---------- DATA LINES ----------
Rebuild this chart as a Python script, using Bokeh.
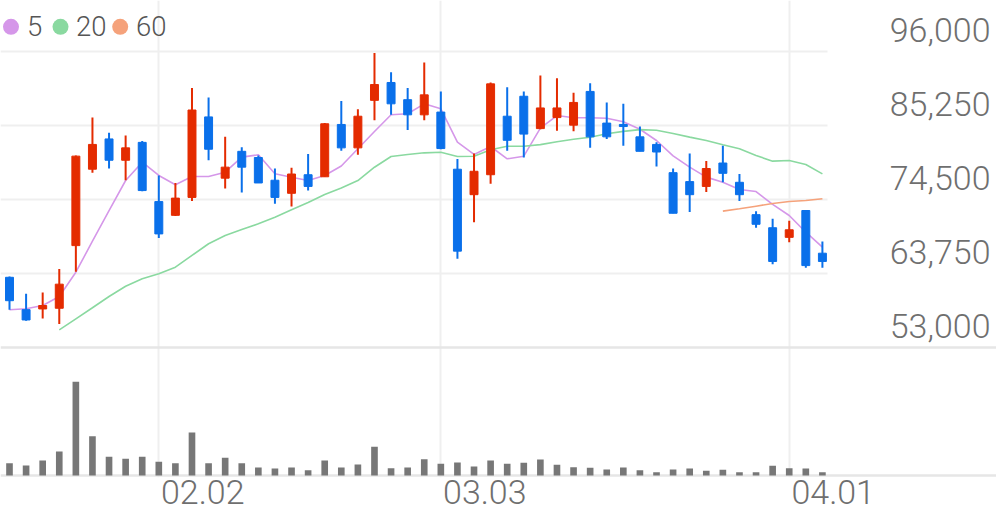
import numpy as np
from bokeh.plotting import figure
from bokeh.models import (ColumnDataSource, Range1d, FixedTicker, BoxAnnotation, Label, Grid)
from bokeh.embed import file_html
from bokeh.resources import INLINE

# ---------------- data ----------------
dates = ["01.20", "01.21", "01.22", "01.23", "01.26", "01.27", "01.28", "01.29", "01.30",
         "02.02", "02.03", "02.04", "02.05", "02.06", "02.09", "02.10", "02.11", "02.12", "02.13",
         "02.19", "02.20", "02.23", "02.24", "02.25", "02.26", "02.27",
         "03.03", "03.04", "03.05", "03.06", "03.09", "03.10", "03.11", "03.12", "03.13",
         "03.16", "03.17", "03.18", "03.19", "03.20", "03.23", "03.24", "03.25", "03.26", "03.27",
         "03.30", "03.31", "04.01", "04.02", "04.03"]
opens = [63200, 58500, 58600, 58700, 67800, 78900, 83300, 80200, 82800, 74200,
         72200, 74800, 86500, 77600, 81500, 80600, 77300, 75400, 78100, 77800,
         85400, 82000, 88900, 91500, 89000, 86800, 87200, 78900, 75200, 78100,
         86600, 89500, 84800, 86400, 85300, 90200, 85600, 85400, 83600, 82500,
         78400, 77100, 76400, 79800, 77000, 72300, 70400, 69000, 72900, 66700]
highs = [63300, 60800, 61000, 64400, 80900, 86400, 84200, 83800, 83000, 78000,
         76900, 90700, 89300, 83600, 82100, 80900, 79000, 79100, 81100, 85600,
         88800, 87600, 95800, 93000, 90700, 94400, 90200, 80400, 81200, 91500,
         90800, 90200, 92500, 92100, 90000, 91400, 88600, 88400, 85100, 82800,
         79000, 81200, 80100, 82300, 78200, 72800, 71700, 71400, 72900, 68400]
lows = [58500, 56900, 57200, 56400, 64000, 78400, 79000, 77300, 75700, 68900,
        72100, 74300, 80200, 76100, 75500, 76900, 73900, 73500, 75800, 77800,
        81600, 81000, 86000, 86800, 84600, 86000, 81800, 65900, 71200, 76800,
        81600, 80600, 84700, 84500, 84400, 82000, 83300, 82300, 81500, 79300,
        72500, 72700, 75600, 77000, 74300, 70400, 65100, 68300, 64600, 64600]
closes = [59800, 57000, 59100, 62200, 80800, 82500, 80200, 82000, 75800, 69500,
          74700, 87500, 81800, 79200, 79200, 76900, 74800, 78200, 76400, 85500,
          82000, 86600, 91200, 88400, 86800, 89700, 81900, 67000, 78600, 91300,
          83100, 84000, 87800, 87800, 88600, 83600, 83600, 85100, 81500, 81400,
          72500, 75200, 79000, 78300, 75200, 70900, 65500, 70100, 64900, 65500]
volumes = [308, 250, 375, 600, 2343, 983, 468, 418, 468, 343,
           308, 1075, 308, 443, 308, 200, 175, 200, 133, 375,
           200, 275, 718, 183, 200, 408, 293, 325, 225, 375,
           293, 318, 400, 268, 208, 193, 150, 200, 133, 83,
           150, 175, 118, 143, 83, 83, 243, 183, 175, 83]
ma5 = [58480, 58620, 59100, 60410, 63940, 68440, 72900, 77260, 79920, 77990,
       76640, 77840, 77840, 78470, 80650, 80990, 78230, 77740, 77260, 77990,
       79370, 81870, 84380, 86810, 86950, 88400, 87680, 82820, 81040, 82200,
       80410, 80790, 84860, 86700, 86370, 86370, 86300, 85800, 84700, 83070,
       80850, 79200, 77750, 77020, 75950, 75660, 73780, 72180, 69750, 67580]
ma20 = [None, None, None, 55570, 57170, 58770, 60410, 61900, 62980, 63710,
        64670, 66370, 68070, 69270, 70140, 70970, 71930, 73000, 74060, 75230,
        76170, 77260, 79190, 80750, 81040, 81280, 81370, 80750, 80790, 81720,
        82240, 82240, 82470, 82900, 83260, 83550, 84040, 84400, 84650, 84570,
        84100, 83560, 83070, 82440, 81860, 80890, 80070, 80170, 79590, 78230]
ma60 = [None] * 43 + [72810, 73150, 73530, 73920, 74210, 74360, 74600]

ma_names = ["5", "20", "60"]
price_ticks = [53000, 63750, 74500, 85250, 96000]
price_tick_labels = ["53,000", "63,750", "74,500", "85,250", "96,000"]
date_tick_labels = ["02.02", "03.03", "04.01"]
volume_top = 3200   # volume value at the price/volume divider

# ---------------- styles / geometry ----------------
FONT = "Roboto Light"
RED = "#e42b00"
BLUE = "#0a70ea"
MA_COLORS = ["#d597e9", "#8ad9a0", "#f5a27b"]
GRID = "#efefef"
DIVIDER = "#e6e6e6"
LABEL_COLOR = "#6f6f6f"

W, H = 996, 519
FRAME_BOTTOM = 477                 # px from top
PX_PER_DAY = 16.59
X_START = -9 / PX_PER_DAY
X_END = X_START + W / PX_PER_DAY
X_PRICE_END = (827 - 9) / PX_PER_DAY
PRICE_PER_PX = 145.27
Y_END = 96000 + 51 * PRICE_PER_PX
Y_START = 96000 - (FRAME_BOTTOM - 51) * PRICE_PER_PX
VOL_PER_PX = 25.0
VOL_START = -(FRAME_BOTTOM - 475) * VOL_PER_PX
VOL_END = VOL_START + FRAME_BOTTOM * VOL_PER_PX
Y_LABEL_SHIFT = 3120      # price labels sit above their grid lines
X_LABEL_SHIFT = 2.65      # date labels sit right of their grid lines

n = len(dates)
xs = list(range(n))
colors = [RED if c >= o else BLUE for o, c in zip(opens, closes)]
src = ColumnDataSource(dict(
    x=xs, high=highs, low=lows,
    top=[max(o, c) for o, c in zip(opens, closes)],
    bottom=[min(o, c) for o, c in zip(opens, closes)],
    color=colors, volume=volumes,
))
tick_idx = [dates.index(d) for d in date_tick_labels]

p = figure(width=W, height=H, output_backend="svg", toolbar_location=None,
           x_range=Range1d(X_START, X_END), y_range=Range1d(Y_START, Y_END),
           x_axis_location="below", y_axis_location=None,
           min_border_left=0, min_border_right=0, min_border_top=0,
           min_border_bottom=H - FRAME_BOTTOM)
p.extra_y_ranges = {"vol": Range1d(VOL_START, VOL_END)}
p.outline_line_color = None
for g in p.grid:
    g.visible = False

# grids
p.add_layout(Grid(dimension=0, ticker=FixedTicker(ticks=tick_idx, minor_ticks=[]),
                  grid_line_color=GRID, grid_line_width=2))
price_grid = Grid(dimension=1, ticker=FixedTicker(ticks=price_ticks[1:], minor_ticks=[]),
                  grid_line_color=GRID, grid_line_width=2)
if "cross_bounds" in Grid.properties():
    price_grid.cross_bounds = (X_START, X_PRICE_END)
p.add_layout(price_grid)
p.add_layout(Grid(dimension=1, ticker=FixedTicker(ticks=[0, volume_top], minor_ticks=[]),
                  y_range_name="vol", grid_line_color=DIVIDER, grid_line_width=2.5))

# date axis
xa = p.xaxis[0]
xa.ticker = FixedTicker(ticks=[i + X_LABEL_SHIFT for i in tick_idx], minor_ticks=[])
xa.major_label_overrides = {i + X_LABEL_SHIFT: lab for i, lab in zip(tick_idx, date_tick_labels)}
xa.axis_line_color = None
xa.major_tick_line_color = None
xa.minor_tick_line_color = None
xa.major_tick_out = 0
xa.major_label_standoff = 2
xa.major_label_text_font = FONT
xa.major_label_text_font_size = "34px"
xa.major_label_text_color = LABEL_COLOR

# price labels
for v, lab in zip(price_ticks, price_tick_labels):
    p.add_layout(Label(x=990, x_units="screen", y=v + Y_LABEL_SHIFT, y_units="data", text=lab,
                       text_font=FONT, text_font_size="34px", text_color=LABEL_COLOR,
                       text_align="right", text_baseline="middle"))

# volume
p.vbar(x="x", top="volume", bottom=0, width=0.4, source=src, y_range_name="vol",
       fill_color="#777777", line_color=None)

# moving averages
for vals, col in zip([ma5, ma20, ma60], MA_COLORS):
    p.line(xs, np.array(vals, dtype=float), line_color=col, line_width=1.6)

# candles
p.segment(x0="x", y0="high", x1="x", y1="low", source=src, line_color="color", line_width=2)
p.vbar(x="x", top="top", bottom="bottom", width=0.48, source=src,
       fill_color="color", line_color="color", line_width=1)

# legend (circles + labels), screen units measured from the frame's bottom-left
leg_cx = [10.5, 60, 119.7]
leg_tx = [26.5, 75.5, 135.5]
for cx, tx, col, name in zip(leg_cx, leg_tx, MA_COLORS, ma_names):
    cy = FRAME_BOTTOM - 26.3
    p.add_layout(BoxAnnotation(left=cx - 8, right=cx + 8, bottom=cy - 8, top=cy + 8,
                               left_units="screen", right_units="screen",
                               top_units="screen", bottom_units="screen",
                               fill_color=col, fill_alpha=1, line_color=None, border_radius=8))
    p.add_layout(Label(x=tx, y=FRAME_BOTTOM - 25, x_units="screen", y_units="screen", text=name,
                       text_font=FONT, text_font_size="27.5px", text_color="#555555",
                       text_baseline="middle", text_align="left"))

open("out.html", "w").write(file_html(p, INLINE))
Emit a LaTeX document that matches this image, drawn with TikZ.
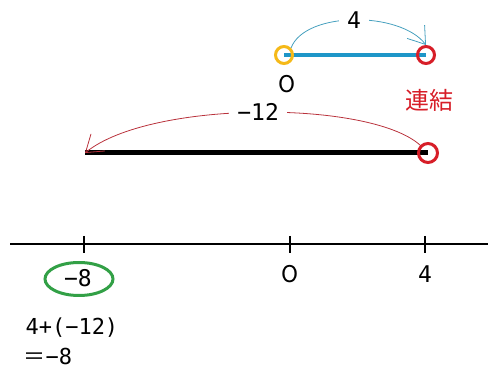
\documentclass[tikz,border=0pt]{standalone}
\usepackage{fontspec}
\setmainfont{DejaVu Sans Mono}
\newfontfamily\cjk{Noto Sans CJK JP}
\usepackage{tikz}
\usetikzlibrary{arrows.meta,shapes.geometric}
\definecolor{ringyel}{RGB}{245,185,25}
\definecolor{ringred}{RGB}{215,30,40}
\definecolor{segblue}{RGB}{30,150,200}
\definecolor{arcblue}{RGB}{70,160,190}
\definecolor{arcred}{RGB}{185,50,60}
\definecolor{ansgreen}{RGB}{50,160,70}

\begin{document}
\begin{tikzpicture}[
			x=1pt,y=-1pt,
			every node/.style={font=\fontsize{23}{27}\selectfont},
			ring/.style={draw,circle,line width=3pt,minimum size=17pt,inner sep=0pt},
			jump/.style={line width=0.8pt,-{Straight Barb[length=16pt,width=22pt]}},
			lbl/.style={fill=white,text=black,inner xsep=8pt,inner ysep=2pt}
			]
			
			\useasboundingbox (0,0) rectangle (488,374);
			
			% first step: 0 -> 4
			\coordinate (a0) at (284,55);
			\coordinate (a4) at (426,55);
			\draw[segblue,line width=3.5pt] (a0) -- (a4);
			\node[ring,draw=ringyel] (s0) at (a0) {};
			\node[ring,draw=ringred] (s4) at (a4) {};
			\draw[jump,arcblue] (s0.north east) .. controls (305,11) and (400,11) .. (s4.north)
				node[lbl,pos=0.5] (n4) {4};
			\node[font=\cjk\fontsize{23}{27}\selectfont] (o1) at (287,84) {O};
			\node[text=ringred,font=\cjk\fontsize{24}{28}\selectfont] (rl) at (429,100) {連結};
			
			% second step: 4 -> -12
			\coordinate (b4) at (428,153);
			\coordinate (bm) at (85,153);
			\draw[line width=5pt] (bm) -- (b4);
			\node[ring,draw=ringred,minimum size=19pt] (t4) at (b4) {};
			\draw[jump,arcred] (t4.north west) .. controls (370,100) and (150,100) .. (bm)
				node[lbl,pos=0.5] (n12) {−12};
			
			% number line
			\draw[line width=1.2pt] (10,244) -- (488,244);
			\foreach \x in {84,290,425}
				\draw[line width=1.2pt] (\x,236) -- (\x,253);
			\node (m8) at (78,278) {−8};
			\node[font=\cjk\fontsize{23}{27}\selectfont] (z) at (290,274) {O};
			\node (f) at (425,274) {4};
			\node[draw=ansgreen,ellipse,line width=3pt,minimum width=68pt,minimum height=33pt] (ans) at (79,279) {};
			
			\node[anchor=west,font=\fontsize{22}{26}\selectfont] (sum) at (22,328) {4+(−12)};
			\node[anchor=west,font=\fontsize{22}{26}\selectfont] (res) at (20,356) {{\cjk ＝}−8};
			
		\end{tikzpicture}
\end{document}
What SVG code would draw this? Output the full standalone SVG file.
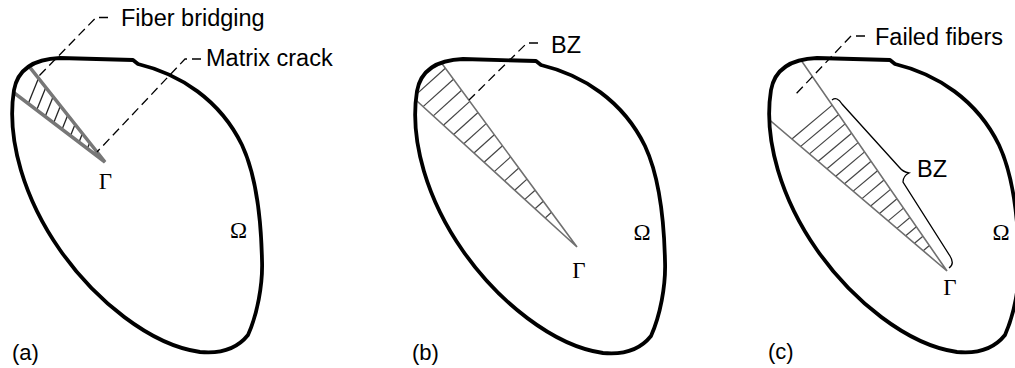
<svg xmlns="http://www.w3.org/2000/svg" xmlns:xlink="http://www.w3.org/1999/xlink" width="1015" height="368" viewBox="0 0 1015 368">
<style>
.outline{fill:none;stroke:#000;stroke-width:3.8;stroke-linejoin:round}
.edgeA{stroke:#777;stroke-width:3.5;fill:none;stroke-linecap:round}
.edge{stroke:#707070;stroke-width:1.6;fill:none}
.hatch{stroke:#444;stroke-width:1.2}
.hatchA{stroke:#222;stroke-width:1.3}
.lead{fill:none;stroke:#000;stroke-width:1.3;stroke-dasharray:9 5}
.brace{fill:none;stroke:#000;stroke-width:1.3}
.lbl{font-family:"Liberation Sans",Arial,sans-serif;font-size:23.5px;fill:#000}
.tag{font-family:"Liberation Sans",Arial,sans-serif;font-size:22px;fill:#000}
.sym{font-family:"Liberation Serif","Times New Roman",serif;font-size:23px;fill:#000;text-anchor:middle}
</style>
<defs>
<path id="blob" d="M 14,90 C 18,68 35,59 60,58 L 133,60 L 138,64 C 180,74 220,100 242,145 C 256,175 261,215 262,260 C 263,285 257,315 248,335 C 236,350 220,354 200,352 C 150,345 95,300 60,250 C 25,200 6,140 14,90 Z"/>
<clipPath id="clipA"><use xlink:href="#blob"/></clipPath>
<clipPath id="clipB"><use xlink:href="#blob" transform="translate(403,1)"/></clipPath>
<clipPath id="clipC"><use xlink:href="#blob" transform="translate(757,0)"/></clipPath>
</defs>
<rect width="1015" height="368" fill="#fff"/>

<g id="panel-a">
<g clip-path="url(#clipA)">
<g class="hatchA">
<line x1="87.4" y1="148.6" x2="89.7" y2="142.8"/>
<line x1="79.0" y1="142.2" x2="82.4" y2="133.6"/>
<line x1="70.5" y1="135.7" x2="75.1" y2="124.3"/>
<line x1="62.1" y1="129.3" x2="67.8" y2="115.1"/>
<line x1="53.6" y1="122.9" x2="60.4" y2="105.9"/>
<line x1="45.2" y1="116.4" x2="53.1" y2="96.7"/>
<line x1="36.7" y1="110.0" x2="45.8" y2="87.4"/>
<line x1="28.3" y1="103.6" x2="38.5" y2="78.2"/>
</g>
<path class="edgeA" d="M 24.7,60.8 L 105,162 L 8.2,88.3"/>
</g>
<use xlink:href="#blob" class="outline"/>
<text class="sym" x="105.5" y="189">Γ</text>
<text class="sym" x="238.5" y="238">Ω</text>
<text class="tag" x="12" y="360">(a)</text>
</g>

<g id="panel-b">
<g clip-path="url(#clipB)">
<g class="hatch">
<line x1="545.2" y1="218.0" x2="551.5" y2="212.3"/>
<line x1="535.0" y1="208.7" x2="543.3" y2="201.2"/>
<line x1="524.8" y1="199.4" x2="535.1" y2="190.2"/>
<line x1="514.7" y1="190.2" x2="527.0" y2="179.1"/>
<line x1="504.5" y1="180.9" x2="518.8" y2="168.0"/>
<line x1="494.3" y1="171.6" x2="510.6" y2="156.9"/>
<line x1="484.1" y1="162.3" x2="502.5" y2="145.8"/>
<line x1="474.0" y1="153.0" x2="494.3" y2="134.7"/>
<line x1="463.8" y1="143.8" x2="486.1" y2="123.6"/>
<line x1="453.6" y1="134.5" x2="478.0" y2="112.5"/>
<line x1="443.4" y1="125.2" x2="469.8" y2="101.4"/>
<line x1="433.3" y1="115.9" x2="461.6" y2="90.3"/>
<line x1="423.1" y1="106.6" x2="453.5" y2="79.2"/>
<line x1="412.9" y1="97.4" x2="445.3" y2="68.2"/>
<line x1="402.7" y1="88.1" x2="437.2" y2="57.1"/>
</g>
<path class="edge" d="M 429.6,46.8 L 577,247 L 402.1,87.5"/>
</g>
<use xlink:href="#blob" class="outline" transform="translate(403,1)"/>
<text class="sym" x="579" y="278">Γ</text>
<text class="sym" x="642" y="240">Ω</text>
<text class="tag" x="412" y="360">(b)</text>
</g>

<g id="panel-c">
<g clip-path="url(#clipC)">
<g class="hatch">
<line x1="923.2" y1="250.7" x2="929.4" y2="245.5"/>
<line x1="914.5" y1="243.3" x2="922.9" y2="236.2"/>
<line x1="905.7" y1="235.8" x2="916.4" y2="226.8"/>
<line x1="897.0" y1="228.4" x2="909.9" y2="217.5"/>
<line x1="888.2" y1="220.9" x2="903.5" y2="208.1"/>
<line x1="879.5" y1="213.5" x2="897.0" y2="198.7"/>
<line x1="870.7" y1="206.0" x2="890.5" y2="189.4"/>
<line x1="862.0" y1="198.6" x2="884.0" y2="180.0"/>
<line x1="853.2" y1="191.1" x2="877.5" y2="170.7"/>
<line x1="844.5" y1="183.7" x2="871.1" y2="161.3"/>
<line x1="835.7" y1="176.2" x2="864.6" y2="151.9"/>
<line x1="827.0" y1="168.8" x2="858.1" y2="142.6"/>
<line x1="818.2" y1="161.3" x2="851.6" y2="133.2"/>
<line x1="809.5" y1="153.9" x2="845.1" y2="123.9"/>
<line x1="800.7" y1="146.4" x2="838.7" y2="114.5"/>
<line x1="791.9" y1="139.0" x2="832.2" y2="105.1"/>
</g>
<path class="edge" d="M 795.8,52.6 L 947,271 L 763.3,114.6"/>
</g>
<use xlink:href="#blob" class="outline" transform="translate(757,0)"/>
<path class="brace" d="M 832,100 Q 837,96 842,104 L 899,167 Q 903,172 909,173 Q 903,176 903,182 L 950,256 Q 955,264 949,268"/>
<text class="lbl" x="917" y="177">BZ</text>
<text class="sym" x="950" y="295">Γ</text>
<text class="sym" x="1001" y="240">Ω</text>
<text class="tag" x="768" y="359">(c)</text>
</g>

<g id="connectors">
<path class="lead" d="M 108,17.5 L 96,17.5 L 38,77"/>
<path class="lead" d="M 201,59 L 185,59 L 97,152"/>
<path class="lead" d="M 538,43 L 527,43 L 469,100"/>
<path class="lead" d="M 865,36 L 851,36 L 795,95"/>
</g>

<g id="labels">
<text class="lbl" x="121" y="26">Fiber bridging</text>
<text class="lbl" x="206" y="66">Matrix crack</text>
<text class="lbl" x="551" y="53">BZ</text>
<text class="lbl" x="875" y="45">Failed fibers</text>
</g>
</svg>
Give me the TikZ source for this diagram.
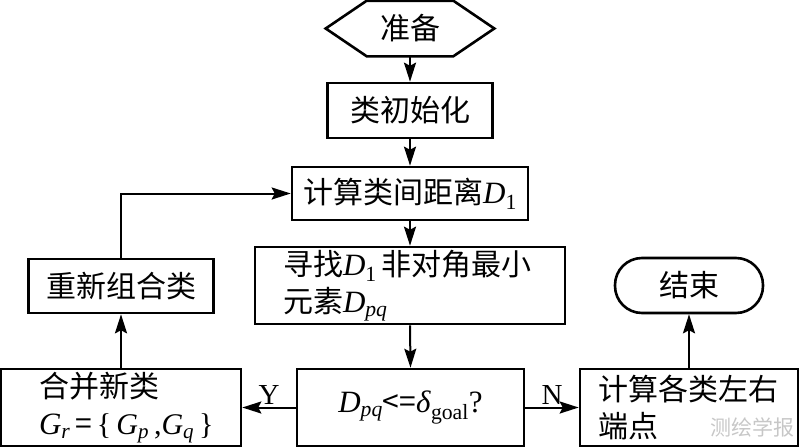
----------
**EXERCISE REQUIREMENTS**
Output word for word the lines running from the one containing "Emit a LaTeX" to the one containing "(0,0) rectangle (488,374);", both included, leaving out the pictures.

**RESPONSE TO THIS EXERCISE**
Emit a LaTeX document that matches this image, drawn with TikZ.
\documentclass[tikz,border=0pt]{standalone}
\usepackage{fontspec}
\setmainfont{DejaVu Sans Mono}
\newfontfamily\cjk{Noto Sans CJK JP}
\usepackage{tikz}
\usetikzlibrary{arrows.meta,shapes.geometric}
\definecolor{ringyel}{RGB}{245,185,25}
\definecolor{ringred}{RGB}{215,30,40}
\definecolor{segblue}{RGB}{30,150,200}
\definecolor{arcblue}{RGB}{70,160,190}
\definecolor{arcred}{RGB}{185,50,60}
\definecolor{ansgreen}{RGB}{50,160,70}

\begin{document}
\begin{tikzpicture}[
			x=1pt,y=-1pt,
			every node/.style={font=\fontsize{23}{27}\selectfont},
			ring/.style={draw,circle,line width=3pt,minimum size=17pt,inner sep=0pt},
			jump/.style={line width=0.8pt,-{Straight Barb[length=16pt,width=22pt]}},
			lbl/.style={fill=white,text=black,inner xsep=8pt,inner ysep=2pt}
			]
			
			\useasboundingbox (0,0) rectangle (488,374);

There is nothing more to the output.